Mantegna was an early pioneer of copperplate art and his works were an inspiration for Albrecht Dürer. The artist's paintings are distinguished by his dramatic drawing, his mastery of perspective and his eminently classical treatment of the human figure.  Mantegni's main achievement is considered to be the introduction of spatial illusionism in both frescoes and panel and canvas paintings, his virtuosity in the exercise of perspective, and his overflowing attention to detail.

The subject of the engraving Bacchanalia with a Cauldron is the rites in honour of Bacchus, which have been a frequent subject of artistic representation since antiquity. Andrea Mantegni's work departs from the popular iconography of Renaissance Bacchanalia which usually showed a Bacchic procession with a triumphal carriage and symbolised the ideal of youth, joy of life and freedom from sorrow.

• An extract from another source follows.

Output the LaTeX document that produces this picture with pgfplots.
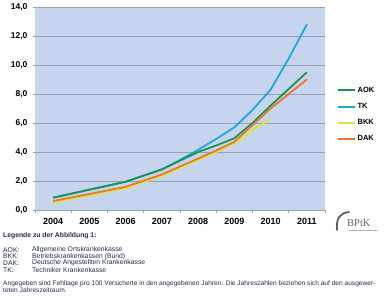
\documentclass[border=0pt]{standalone}
\usepackage{pgfplots}
\pgfplotsset{compat=1.18}
\usepackage{fontspec}
\setmainfont{Liberation Sans}
\newfontfamily\seriffont{Liberation Serif}
\definecolor{bg}{RGB}{198,212,238}
\definecolor{gridc}{RGB}{150,160,182}
\definecolor{aok}{RGB}{28,150,78}
\definecolor{tk}{RGB}{32,166,220}
\definecolor{bkk}{RGB}{222,228,60}
\definecolor{dak}{RGB}{236,120,40}
\definecolor{txt}{RGB}{35,45,80}
\begin{document}
\begin{tikzpicture}
\path[use as bounding box] (0,0) rectangle (388pt,302pt);
\begin{axis}[
  at={(35pt,92pt)}, anchor=south west,
  scale only axis, width=290pt, height=203pt,
  xmin=-0.5, xmax=7.5, ymin=0, ymax=14,
  xtick={0,...,7}, xticklabels={2004,2005,2006,2007,2008,2009,2010,2011},
  minor xtick={-0.5,0.5,...,7.5},
  ytick={0,2,...,14},
  yticklabel={\pgfmathprintnumber[fixed,fixed zerofill,precision=1,use comma,assume math mode=true]{\tick}},
  /pgf/number format/assume math mode=true,
  axis x line*=bottom, axis y line*=left,
  x axis line style={gridc, line width=0.8pt, -},
  y axis line style={draw=none},
  tick align=outside,
  major x tick style={draw=none},
  minor x tick style={gridc, line width=0.6pt},
  minor tick length=3pt,
  ytick style={gridc, line width=0.6pt},
  major tick length=2pt,
  ymajorgrids,
  major grid style={gridc, line width=0.8pt},
  axis background/.style={fill=bg},
  xticklabel style={font=\bfseries\fontsize{9}{10}\selectfont, yshift=-3pt},
  yticklabel style={font=\bfseries\fontsize{8.5}{10}\selectfont, xshift=-2pt},
  legend style={at={(1.04,0.617)}, anchor=north west, draw=none, fill=none,
    inner sep=0pt, row sep=5.6pt,
    font=\bfseries\fontsize{7.5}{9}\selectfont},
  legend cell align=left,
  legend image code/.code={\draw[#1] (0pt,0pt) -- (17pt,0pt);},
  every axis plot/.append style={line width=1.8pt, line join=round},
]
\addplot[tk, forget plot] coordinates {(0,0.85)(1,1.4)(2,1.95)(3,2.8)(3.5,3.45)(4,4.15)(4.5,4.9)(5,5.7)(5.5,6.9)(6,8.3)(6.5,10.45)(7,12.8)};
\addplot[aok] coordinates {(0,0.85)(1,1.4)(2,1.95)(3,2.8)(3.5,3.4)(4,4.0)(4.5,4.45)(5,4.95)(5.5,6.0)(6,7.2)(6.5,8.35)(7,9.5)};
\addlegendentry{AOK}
\addlegendimage{tk, line width=1.8pt}
\addlegendentry{TK}
\addplot[bkk] coordinates {(0,0.5)(1,1.0)(2,1.5)(3,2.35)(4,3.45)(4.5,4.0)(5,4.6)(5.5,5.5)(6,6.3)};
\addlegendentry{BKK}
\addplot[dak] coordinates {(0,0.62)(1,1.1)(2,1.6)(3,2.45)(3.5,3.0)(4,3.55)(4.5,4.1)(5,4.7)(5.5,5.85)(6,7.0)(6.5,8.0)(7,9.0)};
\addlegendentry{DAK}
\end{axis}
% logo
\draw[gray!75!black, line width=1.8pt, line cap=round] (337pt,72pt) .. controls (336pt,84pt) and (340pt,89pt) .. (349pt,90pt);
\node[anchor=west, inner sep=0pt, text=gray!80!black, font=\seriffont\fontsize{10.5}{11}\selectfont] at (347pt,79pt) {BPtK};
\draw[gray!60, line width=0.4pt] (349pt,71.5pt) -- (378pt,71.5pt);
% text block
\begin{scope}[every node/.style={anchor=west, inner sep=0pt, text=txt, font=\fontsize{6.8}{8}\selectfont}]
\node[font=\bfseries\fontsize{6.8}{8}\selectfont] at (3pt,66pt) {Legende zu der Abbildung 1:};
\node at (3pt,52.3pt) {AOK:};
\node at (32pt,52.3pt) {Allgemeine Ortskrankenkasse};
\node at (3pt,45.7pt) {BKK:};
\node at (32pt,45.7pt) {Betriebskrankenkassen (Bund)};
\node at (3pt,39pt) {DAK:};
\node at (32pt,39pt) {Deutsche Angestellten Krankenkasse};
\node at (3pt,32.3pt) {TK:};
\node at (32pt,32.3pt) {Techniker Krankenkasse};
\node[font=\fontsize{6.6}{8}\selectfont] at (3pt,18pt) {Angegeben sind Fehltage pro 100 Versicherte in den angegebenen Jahren. Die Jahreszahlen beziehen sich auf den ausgewer-};
\node[font=\fontsize{6.6}{8}\selectfont] at (3pt,11.5pt) {teten Jahreszeitraum.};
\end{scope}
\end{tikzpicture}
\end{document}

The presented engraving is a representation with a rather moralistic and bitter tone, bereft of any signs of joy. The composition can be considered as complementary (pendant) with the Bacchanalia with Silene, which are engraved on the reverse of the same panel and are related in style, technique, subject and dimension. This is one of the few surviving prints of the Bachanalia with a Cauldron by the same artist (a print of this engraving is also held by the Metropolitan Museum of Art in New York). This composition and the accompanying Bacchanalia with Sylene were inspired by the ancient Bacchic sarcophagi that Mantegna viewed in Rome. Drunken figures gather around a cauldron of wine, filling the space with mournful majesty. The unconscious young man in the centre of the engraving is supported by a mourning figure, much like Christ in the Pietà. Dionysus may be the standing youth on the left, crowned with a wreath of grape leaves. His noble proportions and the contraposto of the figure, link him to ancient sculptures.

In his Lives of the Most Excellent Painters, Sculptors, and Architects, Georgio Vasari (1511-1574) praises Mantegna as a great painter, writing that his works have a three-dimensional, sculptural plasticity. Unfortunately, Vasari also emphasises the artist's quarrelsomeness.

Andrea Mantegna died in Mantua in 1506 after almost 50 years of work at the Gonzagas' court.